2nd June 2007
The international buyer fell through…not entirely surprising.
We did end up with another offer on the house that we’ve accepted. They are using conventional financing and are pre-approved for the purchase amount. The inspection happens next week and the closing is set for June 15th.
To address Christopher Smith’s comments on my previous post… We’re freeing up about $115K in equity through the sale plus reducing our cash outflow by about $2,700 a month ($1,200 of which was adding to equity on the property.) Yes we’re raiding the piggy bank a bit. My wife purchased another mare at auction last week for $17K which can arguably be called an investment. We’ll be paying off the 0% credit card and horse purchase which will eat about $40K, leaving us with a bit over $100K in cash if you add the proceeds from the house and our current liquid savings. I’ll likely be buying my TV and we’ll be spending some cash on improvements to our property here (a pond, horse facilities etc…) The balance of the cash will be invested in short-term savings and migrated into tax managed funds over the course of the next three years using value averaging since I’m not all that excited about putting a big chunk of change into the market at these valuations. We’ll also leave a few month’s income set aside for emergencies.

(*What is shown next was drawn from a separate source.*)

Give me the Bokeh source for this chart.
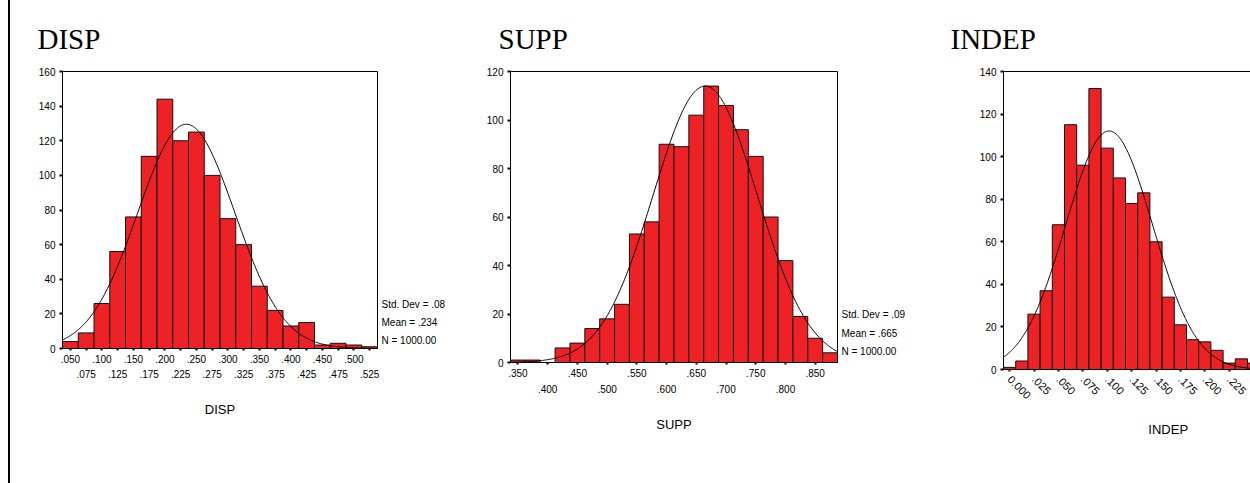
import numpy as np
from bokeh.plotting import figure
from bokeh.models import Range1d, FixedTicker, LinearAxis, Div
from bokeh.layouts import row
from bokeh.embed import file_html
from bokeh.resources import INLINE

# ---------------- data ----------------
disp_centers = [0.050, 0.075, 0.100, 0.125, 0.150, 0.175, 0.200, 0.225, 0.250, 0.275,
                0.300, 0.325, 0.350, 0.375, 0.400, 0.425, 0.450, 0.475, 0.500, 0.525]
disp_counts = [4, 9, 26, 56, 76, 111, 144, 120, 125, 100, 75, 60, 36, 22, 13, 15, 2, 3, 2, 1]
disp_bin = 0.025
disp_mean, disp_sd, disp_n = 0.234, 0.077, 1000
disp_stats = ["Std. Dev = .08", "Mean = .234", "N = 1000.00"]
disp_row1 = [0.050, 0.100, 0.150, 0.200, 0.250, 0.300, 0.350, 0.400, 0.450, 0.500]
disp_row2 = [0.075, 0.125, 0.175, 0.225, 0.275, 0.325, 0.375, 0.425, 0.475, 0.525]

supp_centers = [0.350, 0.375, 0.400, 0.425, 0.450, 0.475, 0.500, 0.525, 0.550, 0.575, 0.600,
                0.625, 0.650, 0.675, 0.700, 0.725, 0.750, 0.775, 0.800, 0.825, 0.850, 0.875]
supp_counts = [1, 1, 0, 6, 8, 14, 18, 24, 53, 58, 90, 89, 102, 114, 106, 96, 85, 60, 42, 19, 10, 4]
supp_bin = 0.025
supp_mean, supp_sd, supp_n = 0.665, 0.0875, 1000
supp_stats = ["Std. Dev = .09", "Mean = .665", "N = 1000.00"]
supp_row1 = [0.350, 0.450, 0.550, 0.650, 0.750, 0.850]
supp_row2 = [0.400, 0.500, 0.600, 0.700, 0.800]

indep_centers = [0.0000, 0.0125, 0.0250, 0.0375, 0.0500, 0.0625, 0.0750, 0.0875, 0.1000, 0.1125,
                 0.1250, 0.1375, 0.1500, 0.1625, 0.1750, 0.1875, 0.2000, 0.2125, 0.2250, 0.2375, 0.2500]
indep_counts = [1, 4, 26, 37, 68, 115, 96, 132, 104, 90, 78, 83, 60, 34, 21, 14, 13, 9, 3, 5, 3]
indep_bin = 0.0125
indep_mean, indep_sd, indep_n = 0.102, 0.0445, 1000
indep_ticks = [0.000, 0.025, 0.050, 0.075, 0.100, 0.125, 0.150, 0.175, 0.200, 0.225, 0.250]
indep_full_end = 0.33125

RED = "#EE2224"
SANS = "Liberation Sans"
SERIF = "Liberation Serif"

TOP = 71      # common top border (frames aligned by the row)
BOT = 80      # common bottom border


def fmt(v):
    s = "%.3f" % v
    return "0.000" if abs(v) < 1e-9 else s[1:]


def base_fig(width, frame_h, mbl, mbr, x0, x1, ymax, title, toff):
    p = figure(width=width, height=TOP + frame_h + BOT, x_range=Range1d(x0, x1),
               y_range=Range1d(0, ymax), output_backend="svg", toolbar_location=None,
               title=title, min_border_left=mbl, min_border_right=mbr,
               min_border_top=TOP, min_border_bottom=BOT)
    p.title.text_font = SERIF
    p.title.text_font_size = "29px"
    p.title.text_font_style = "normal"
    p.title.text_color = "black"
    p.title.align = "left"
    p.title.offset = toff
    p.title.standoff = 33
    p.xgrid.visible = False
    p.ygrid.visible = False
    p.outline_line_color = "black"
    p.outline_line_alpha = 1
    p.background_fill_color = "white"
    p.border_fill_color = "white"
    ya = p.yaxis[0]
    ya.ticker = FixedTicker(ticks=list(range(0, ymax + 1, 20)))
    ya.minor_tick_line_color = None
    ya.major_tick_in = 0
    ya.major_tick_out = 3
    ya.major_tick_line_width = 2
    ya.major_label_text_font = SANS
    ya.major_label_text_font_size = "10px"
    ya.major_label_text_color = "black"
    ya.major_label_standoff = 4
    ya.axis_line_color = "black"
    return p


def style_x(ax, ticks, labels, show_ticks=True, size="10px"):
    ax.ticker = FixedTicker(ticks=ticks)
    ax.major_label_overrides = {t: l for t, l in zip(ticks, labels)}
    ax.minor_tick_line_color = None
    ax.major_tick_in = 0
    ax.major_label_text_font = SANS
    ax.major_label_text_font_size = size
    ax.major_label_text_color = "black"
    ax.axis_label_text_font = SANS
    ax.axis_label_text_font_size = "13px"
    ax.axis_label_text_font_style = "normal"
    ax.axis_label_text_color = "black"
    if show_ticks:
        ax.major_tick_out = 2
        ax.major_tick_line_width = 2
        ax.axis_line_color = "black"
    else:
        ax.major_tick_out = 0
        ax.major_tick_line_color = None
        ax.axis_line_color = None


def add_hist(p, centers, counts, bw, mean, sd, n, x0, x1):
    left = [c - bw / 2 for c in centers]
    right = [c + bw / 2 for c in centers]
    p.quad(left=left, right=right, top=counts, bottom=0, fill_color=RED,
           line_color="#111111", line_width=1)
    xs = np.linspace(x0, x1, 400)
    ys = n * bw / (sd * np.sqrt(2 * np.pi)) * np.exp(-0.5 * ((xs - mean) / sd) ** 2)
    p.line(xs, ys, line_color="black", line_width=1)


def add_stats(p, lines, px_offs, frame_h, ymax):
    ticks = [o * ymax / frame_h for o in px_offs]
    ax = LinearAxis(ticker=FixedTicker(ticks=ticks))
    ax.major_label_overrides = {t: l for t, l in zip(ticks, lines)}
    ax.axis_line_color = None
    ax.major_tick_line_color = None
    ax.minor_tick_line_color = None
    ax.major_tick_out = 0
    ax.major_tick_in = 0
    ax.major_label_standoff = 4
    ax.major_label_text_font = SANS
    ax.major_label_text_font_size = "10px"
    ax.major_label_text_color = "black"
    p.add_layout(ax, "right")


# ---------- DISP ----------
d0 = disp_centers[0] - disp_bin / 2
d1 = disp_centers[-1] + disp_bin / 2
FH1 = 277
p1 = base_fig(460, FH1, 52, 93, d0, d1, 160, "DISP", -25)
add_hist(p1, disp_centers, disp_counts, disp_bin, disp_mean, disp_sd, disp_n, d0, d1)
style_x(p1.xaxis[0], disp_centers,
        [fmt(c) if c in disp_row1 else "" for c in disp_centers])
p1.xaxis[0].major_label_standoff = 4
ax2 = LinearAxis()
style_x(ax2, disp_row2, [fmt(c) for c in disp_row2], show_ticks=False)
ax2.major_label_standoff = 4
ax2.axis_label = "DISP"
ax2.axis_label_standoff = 21
p1.add_layout(ax2, "below")
add_stats(p1, disp_stats, [44.5, 26, 8], FH1, 160)

# ---------- SUPP ----------
s0 = supp_centers[0] - supp_bin / 2
s1 = supp_centers[-1] + supp_bin / 2
FH2 = 291
p2 = base_fig(470, FH2, 40, 103, s0, s1, 120, "SUPP", -12)
add_hist(p2, supp_centers, supp_counts, supp_bin, supp_mean, supp_sd, supp_n, s0, s1)
all2 = sorted(supp_row1 + supp_row2)
style_x(p2.xaxis[0], all2, [fmt(c) if c in supp_row1 else "" for c in all2])
p2.xaxis[0].major_label_standoff = 4
bx2 = LinearAxis()
style_x(bx2, supp_row2, [fmt(c) for c in supp_row2], show_ticks=False)
bx2.major_label_standoff = 5
bx2.axis_label = "SUPP"
bx2.axis_label_standoff = 21
p2.add_layout(bx2, "below")
add_stats(p2, supp_stats, [48, 29.5, 11], FH2, 120)

# ---------- INDEP ----------
i0 = indep_centers[0] - indep_bin / 2
i1 = i0 + 247 / 12.2 * indep_bin
FH3 = 298
p3 = base_fig(310, FH3, 63, 0, i0, i1, 140, "INDEP", -53)
p3.outline_line_color = None
add_hist(p3, indep_centers, indep_counts, indep_bin, indep_mean, indep_sd, indep_n, i0, i1)
style_x(p3.xaxis[0], indep_ticks, [fmt(c) for c in indep_ticks], size="11px")
p3.xaxis[0].major_label_orientation = -np.pi / 4
p3.xaxis[0].major_label_standoff = 6
top = LinearAxis(ticker=FixedTicker(ticks=[]))
top.axis_line_color = "black"
top.major_tick_line_color = None
top.minor_tick_line_color = None
top.major_tick_out = 0
top.major_tick_in = 0
p3.add_layout(top, "above")
# axis title centred under the full (partly off-screen) frame
mid3 = (i0 + indep_full_end) / 2
lab3 = LinearAxis(ticker=FixedTicker(ticks=[mid3]))
style_x(lab3, [mid3], ["INDEP"], show_ticks=False, size="13px")
lab3.major_label_standoff = 16
p3.add_layout(lab3, "below")

bar = Div(text="", width=2, height=483, margin=(0, 0, 0, 8),
          styles={"background-color": "black"})
layout = row(bar, p1, p2, p3)
open("out.html", "w").write(file_html(layout, INLINE))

We’re also going to bump my wife’s 401K contribution from 6% of her salary (capturing her employer’s 100% match up to that amount) to a level high enough to max her salary deferral at the $15,500 limit. I’ll also be maxing my solo 401K out this year, not sure what the total amount will be but if my earnings continue at their current rate, I’ll be able to defer a bit over $30K in income, maybe a bit more. So, we’ll have put away nearly $50K in pre-tax income this year if all goes well. I am also setting up an automatic withdrawl into an after-tax account earmarked for retirement of the money we have been spending to maintain the property in Michigan. This means we’ll be setting aside another $32K+ of after-tax income each year. Time to start thinking about how to structure those portfolios. This may end up being too aggressive but we’ll see.
If there is one thing we’ve learned from this transaction, the home you live in is not an investment. The appreciation on the house in Michigan was actually right around the inflation rate over the course of the ten years since my wife bought it. When you factor in the interest paid on the purchase and the money spent on taxes and maintenance it produced a significant negative return. Of course we’re selling into the worst market in those 10 years but we’re not able to pick the time we need to sell. We’re not expecting our home here in Illinois to appreciate while we’re here either. It’s where we live, and we’ll spend money to make it nicer, but we’re not looking to make a killing on it when we sell either. This is one of the reasons we purchased a lot less house than we could afford according to conventional wisdom (about half). It’s beautiful and we love it here, but it was relatively cheap.
Sorry (again) about the lack of posts… My business has really taken off and I’ve been swamped with work these past few months. While this is a good thing, it has taken time away from other aspects of my life, this site included.